At the end of the month, after five years of living in high-rise buildings, I'm not going to be a skyscraper wean any more: we're moving to Stanley, on the south side of Hong Kong island, to a ground floor flat with a patio garden. I've grown so used to living at such great heights that it's going to be a strange transition. I'll miss the amazing view (see above), and the sheer, epic laziness of having access to a supermarket directly underneath my block, even if it is only Wellcome; I'll miss being able to get the bus at quarter to 9 and still be early for work, or better still, walking down the escalator and arriving at the office in 20 minutes (or longer, depending on how high my heels are that day). But the place we are going to is a peaceful, calm refuge, and that can't be said of our current flat, where noise is all around and you can hear brakes squealing and car horns and the people upstairs running the bath, or arguing and slamming doors at all hours.

Saturday, February 02, 2008

Not landing

As my flight from Singapore to Hong Kong came in towards the runway last night as I was looking out of the window, wondering how cold it was. The approach is over the sea, and when the clouds are low the plane emerges late in the descent, so sometimes you look down wondering when the runway lights are going to appear, we seem so low over the water. But the runway lights flashed and we were descending, a little fast. Midway through the descent, at the point when I was bracing for landing, the engines suddenly surged and we abruptly changed direction and started ascending again.

Clearly the pilot had aborted the landing, but no one said anything for a few minutes - playing it cool - until I turned to the guy next to me and we appraised each other nervously to see how scared we should be. After about 10 minutes the pilot laconically announced that we had been unable to land on that runway and were going around again to try another one. That was all.

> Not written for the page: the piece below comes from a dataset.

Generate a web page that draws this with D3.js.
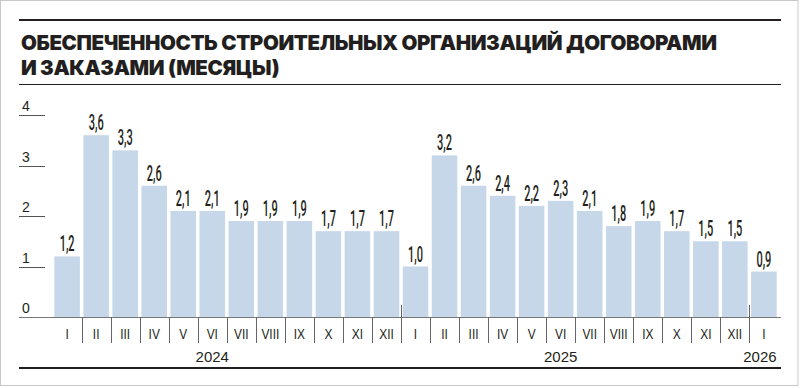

I had been thinking earlier in the flight about how you should really tell everyone you love that you love them at the earliest opportunity, in case anything ever happens: I'm not really a nervous flier anymore, I have done it too often, but for some reason it crossed my mind while I was gazing idly at the tiny screen in front of me (watching, as it happens, an amazing performance by Viggo Mortensen in Eastern Promises).